=== What is being asked ===
Give every line again exactly as it appears, please, but not the pictures.

::: Provided data

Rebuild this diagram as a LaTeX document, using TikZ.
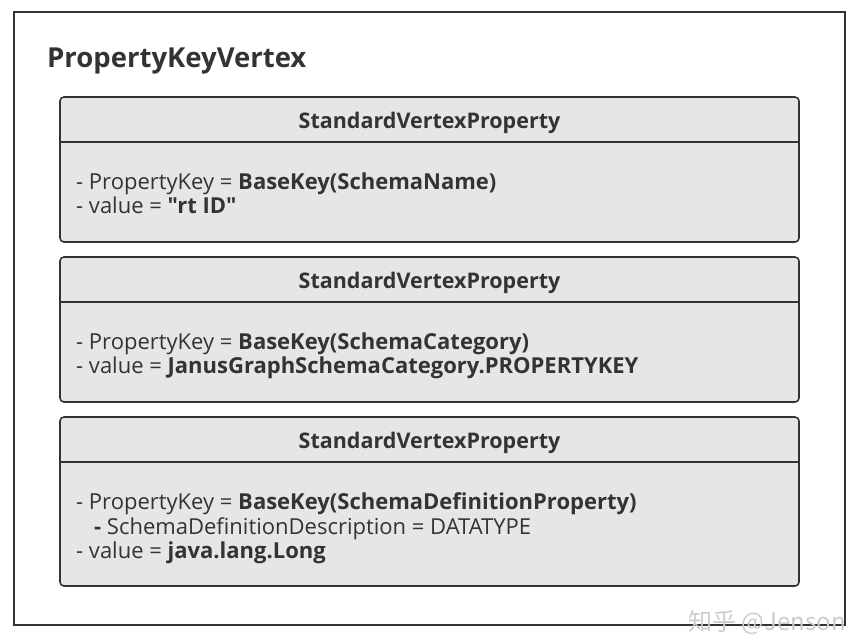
\documentclass[tikz,border=0pt]{standalone}
\usepackage{fontspec}
\setmainfont{Open Sans}[Ligatures=TeXOff]
\newfontfamily\cjkfont{Noto Sans CJK SC}
\usepackage{tikz}
\usetikzlibrary{positioning}
\definecolor{ink}{HTML}{333333}
\definecolor{boxfill}{HTML}{E6E6E6}

\begin{document}
\begin{tikzpicture}[
    x=1pt, y=-1pt,
    frame/.style={draw=ink, line width=1.8pt},
    propbox/.style={draw=ink, fill=boxfill, rounded corners=4pt, line width=1.6pt, minimum width=739pt, inner sep=0pt},
    sepline/.style={draw=ink, line width=1.6pt},
    title/.style={font=\fontsize{27.5}{30}\selectfont\bfseries, text=ink, anchor=base west, inner sep=0pt},
    header/.style={font=\fontsize{21.5}{24}\selectfont\bfseries, text=ink, anchor=base, inner sep=0pt},
    body/.style={font=\fontsize{22}{24}\selectfont, text=ink, anchor=base west, inner sep=0pt}
]
\useasboundingbox (0,0) rectangle (861,633);

% Outer frame
\draw[frame] (14,12) rectangle (845,625);
\node[title] (vtx) at (47,67) {PropertyKeyVertex};

% First property
\node[propbox, minimum height=145pt] (box1) at (429.5,169.5) {};
\draw[sepline] ([yshift=-46pt]box1.north west) -- ([yshift=-46pt]box1.north east);
\node[header] (head1) at (429.5,128) {StandardVertexProperty};
\node[body] (key1) at (76,189) {- PropertyKey = \textbf{BaseKey(SchemaName)}};
\node[body] (val1) at (76,213) {- value = \textbf{"rt ID"}};

% Second property
\node[propbox, minimum height=145pt] (box2) at (429.5,329.5) {};
\draw[sepline] ([yshift=-46pt]box2.north west) -- ([yshift=-46pt]box2.north east);
\node[header] (head2) at (429.5,288) {StandardVertexProperty};
\node[body] (key2) at (76,349) {- PropertyKey = \textbf{BaseKey(SchemaCategory)}};
\node[body] (val2) at (76,373) {- value = \textbf{JanusGraphSchemaCategory.PROPERTYKEY}};

% Third property
\node[propbox, minimum height=169pt] (box3) at (429.5,501.5) {};
\draw[sepline] ([yshift=-46pt]box3.north west) -- ([yshift=-46pt]box3.north east);
\node[header] (head3) at (429.5,448) {StandardVertexProperty};
\node[body] (key3) at (76,509) {- PropertyKey = \textbf{BaseKey(SchemaDefinitionProperty)}};
\node[body] (desc3) at (94,534) {\textbf{-} SchemaDefinitionDescription = DATATYPE};
\node[body] (val3) at (76,558) {- value = \textbf{java.lang.Long}};

% Watermark
\node[font=\fontsize{24}{26}\selectfont\cjkfont, text=gray!40, anchor=base east, inner sep=0pt] (mark) at (846,630) {知乎 @Jenson};

\end{tikzpicture}
\end{document}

::::::

=== Solution for this problem ===
Rebuild this diagram as a LaTeX document, using TikZ.
\documentclass[tikz,border=0pt]{standalone}
\usepackage{fontspec}
\setmainfont{Open Sans}[Ligatures=TeXOff]
\newfontfamily\cjkfont{Noto Sans CJK SC}
\usepackage{tikz}
\usetikzlibrary{positioning}
\definecolor{ink}{HTML}{333333}
\definecolor{boxfill}{HTML}{E6E6E6}

\begin{document}
\begin{tikzpicture}[
    x=1pt, y=-1pt,
    frame/.style={draw=ink, line width=1.8pt},
    propbox/.style={draw=ink, fill=boxfill, rounded corners=4pt, line width=1.6pt, minimum width=739pt, inner sep=0pt},
    sepline/.style={draw=ink, line width=1.6pt},
    title/.style={font=\fontsize{27.5}{30}\selectfont\bfseries, text=ink, anchor=base west, inner sep=0pt},
    header/.style={font=\fontsize{21.5}{24}\selectfont\bfseries, text=ink, anchor=base, inner sep=0pt},
    body/.style={font=\fontsize{22}{24}\selectfont, text=ink, anchor=base west, inner sep=0pt}
]
\useasboundingbox (0,0) rectangle (861,633);

% Outer frame
\draw[frame] (14,12) rectangle (845,625);
\node[title] (vtx) at (47,67) {PropertyKeyVertex};

% First property
\node[propbox, minimum height=145pt] (box1) at (429.5,169.5) {};
\draw[sepline] ([yshift=-46pt]box1.north west) -- ([yshift=-46pt]box1.north east);
\node[header] (head1) at (429.5,128) {StandardVertexProperty};
\node[body] (key1) at (76,189) {- PropertyKey = \textbf{BaseKey(SchemaName)}};
\node[body] (val1) at (76,213) {- value = \textbf{"rt ID"}};

% Second property
\node[propbox, minimum height=145pt] (box2) at (429.5,329.5) {};
\draw[sepline] ([yshift=-46pt]box2.north west) -- ([yshift=-46pt]box2.north east);
\node[header] (head2) at (429.5,288) {StandardVertexProperty};
\node[body] (key2) at (76,349) {- PropertyKey = \textbf{BaseKey(SchemaCategory)}};
\node[body] (val2) at (76,373) {- value = \textbf{JanusGraphSchemaCategory.PROPERTYKEY}};

% Third property
\node[propbox, minimum height=169pt] (box3) at (429.5,501.5) {};
\draw[sepline] ([yshift=-46pt]box3.north west) -- ([yshift=-46pt]box3.north east);
\node[header] (head3) at (429.5,448) {StandardVertexProperty};
\node[body] (key3) at (76,509) {- PropertyKey = \textbf{BaseKey(SchemaDefinitionProperty)}};
\node[body] (desc3) at (94,534) {\textbf{-} SchemaDefinitionDescription = DATATYPE};
\node[body] (val3) at (76,558) {- value = \textbf{java.lang.Long}};

% Watermark
\node[font=\fontsize{24}{26}\selectfont\cjkfont, text=gray!40, anchor=base east, inner sep=0pt] (mark) at (846,630) {知乎 @Jenson};

\end{tikzpicture}
\end{document}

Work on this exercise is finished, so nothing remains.